The main debates centred around the idea of a global licence and the interoperability of digital media (i.e. the freedom to use protected media on different formats and through any system). The global licence proposed to legalise the reproduction of copyrighted works regardless of whether rights holders have consented, provided fair compensation is paid to the relevant rights holder. Again, faced with the almost impossible task of policing copying, the French Parliament, against the Government’s will, was attempting to set up a compensatory regime to benefit creators. However, lobbying from authors and performers helped the Government to remove the global license from the draft legislation and to introduce instead a system of fines to punish file sharing.
The most controversial measure debated in Parliament involved the interoperability of digital works and a media distributor’s protection of the works. One concern relating to DADVSI was its sweeping criminalisation of copy protection. With penalties of up to €300,000 and/or three years in prison, the effect on France’s software industry could have been extreme. In light of these concerns, the National Assembly passed, by 296 votes to 193, a statutory instrument making interoperability mandatory. The MPs argued that an Internet user who had legally obtained an on-line piece of music should be able to use it on any system. The French Culture Minister assured that “interoperability does not back piracy” and that “if an Internet user is willing to pay for music, it is understandable that he can listen to this music without being held prisoner by one sole system that belongs to the product range of one company”. This would in turn mean that music providers would be bound to open up their Digital Rights Management (DRM) software.
Naturally, the biggest opponents to the bill proposed by the National Assembly were the online music providers. Apple in particular had the Internet buzzing with rumours that it was set to abandon the French market. The music industry and its software allies have always campaigned for the outlawing of DRM cracking and for labelling downloaders as thieves. Consumers on the other hand see it as unfair that they are unable to listen to purchased music on every device they own. Libraries are also concerned that DRM’s will render them obsolete as they are prevented from lending contents to users. Campaign groups such as the Free Software Foundation were swift to lobby both in Brussels and then in Paris for legislation imposing an obligation on companies to disclose their pass codes to allow for the free transfer of downloads.
The French Parliament’s main justification seemed to lie in the fact that it was opening up the market to competitors. iTunes accounts for more than 70% of paid digital downloads in some countries, having sold more than a billion songs since it was set up three years ago. The French Parliament was therefore attempting to keep the market free and open instead of enforcing artificial monopolies under which vendors control their clients and thereby exclude competition; driving innovation and pushing companies to create new products to remain ahead of the market.

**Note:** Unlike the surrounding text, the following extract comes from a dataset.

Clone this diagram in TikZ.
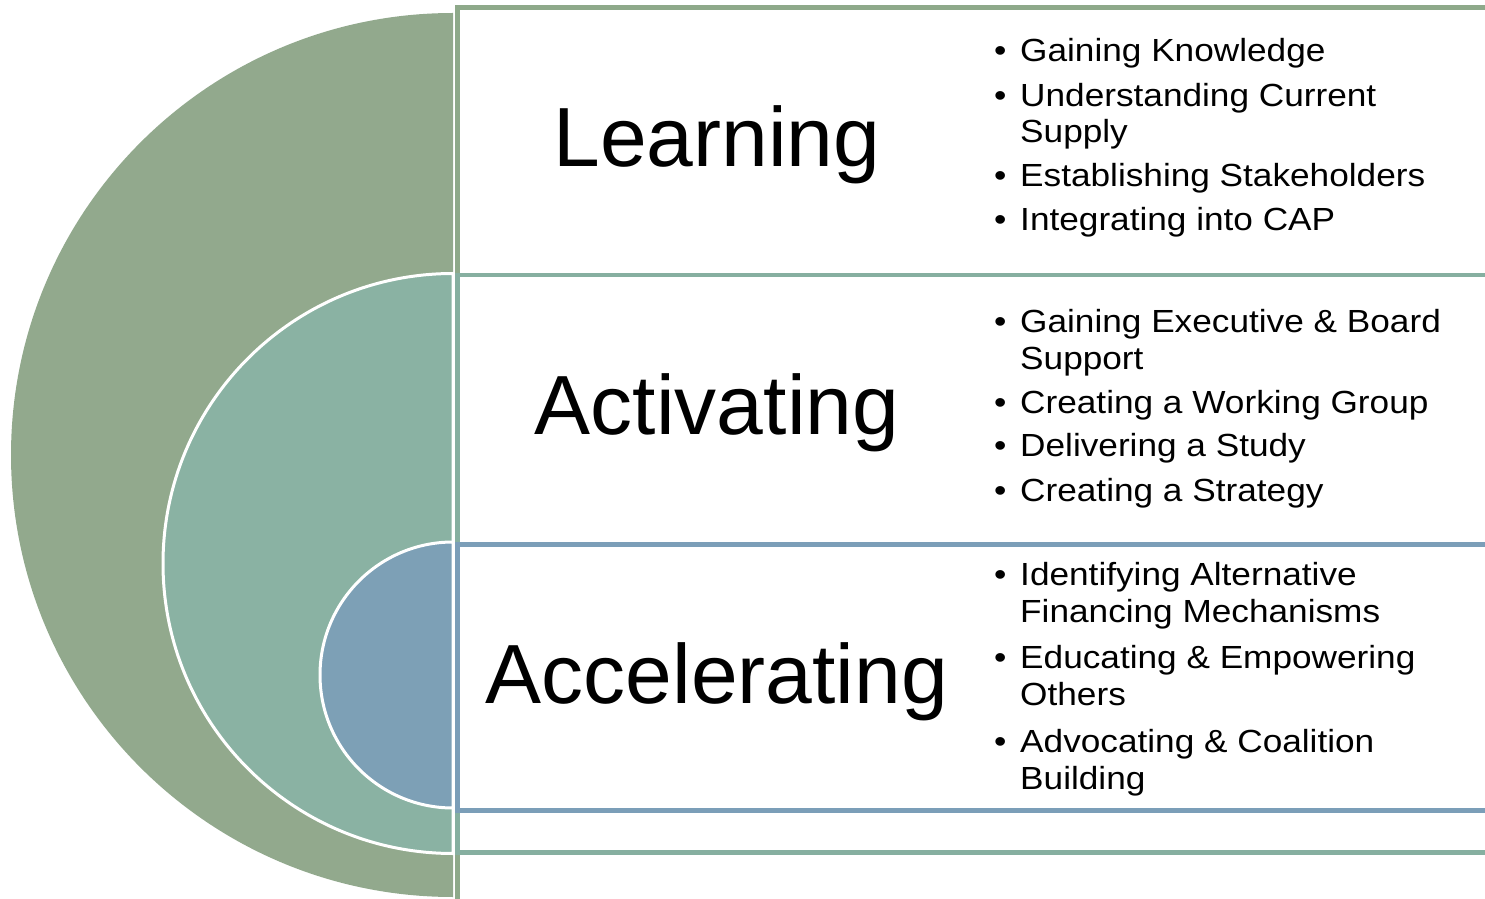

MPs were also of the opinion that interoperability may discourage the use of peer-to-peer technology, which can be freely interchanged between different music players and onto different formats.
Apple, in a statement, labelled the draft DADVSI legislation as “State-sponsored piracy”. It stated: “If this happens, legal music sales will plummet just when legitimate alternatives to piracy are winning over customers” (http://news.bbc.co.uk/go/pr/-1/hi/technology/4833010.stm) . However, it has acknowledged that the law may help increase sales of its popular iPod music player stating “iPod sales will likely increase as users freely load their iPods with “interoperable” music which cannot be adequately protected. Free movies for iPods should not be far behind in what will rapidly become a state-sponsored culture of piracy”. However, Steve Jobs (Apple Chief Executive) was previously quoted as stating that, “if you legally acquire music, you need to have the right to manage it on all other devices that you own” (http://www.siliconvalleysleuth.com/2006/03/calling_apples_.htm) . Indeed, with a forecasted increase in iPod sales, the removal of DRM may actually be in Apple’s interests. In fact, it may be the music industry itself that is set to suffer. Apple may no longer be able to offer the copying protection that the music industry might demand as a guarantee before signing a deal with iTunes. However, Apple’s inability to offer this may have just been brought about by the French Parliament. Apple may have been crying but perhaps these were crocodile tears.
The Senate’s conciliation
Following consumer and industry lobbying, the draft piece of legislation was amended by the Senate by the creation of an administrative authority whose task is to monitor interoperability and the copying of protected works. Furthermore, the Senate limited the interoperability amendment so that DRM producers are only obliged to provide their security source codes to service providers, computer program publishers and software developers, rather than anybody who requests them.
The bill was then sent to a Mixed Parliamentary Committee, where a final version was approved, confirming interoperability along with the setting up of the administrative authority proposed by the Senate. This statute has also now introduced a gradual penalty system ranging from €38 for illegal downloading to 3 years’ imprisonment and a €300,000 fine for those who market software designed for copyright piracy. Despite these changes in relation to peer-to-peer penalties, the private copy exemption has been confirmed nonetheless.
Despite these amendments as compared with the original draft proposed by the National Assembly, Apple stated prior to the legislation’s passing that even a less severe final version would continue to show France’s complete indifference with regards to intellectual property (Les Echos “Droits d’auteur: adoption définitive de la loi au Parlement” – 03/07/06.).
DADVSI is certain to have a significant effect on French society and its economy. The legislative debate has come to a close and it remains for the French courtrooms to take on the controversy surrounding this piece of legislation.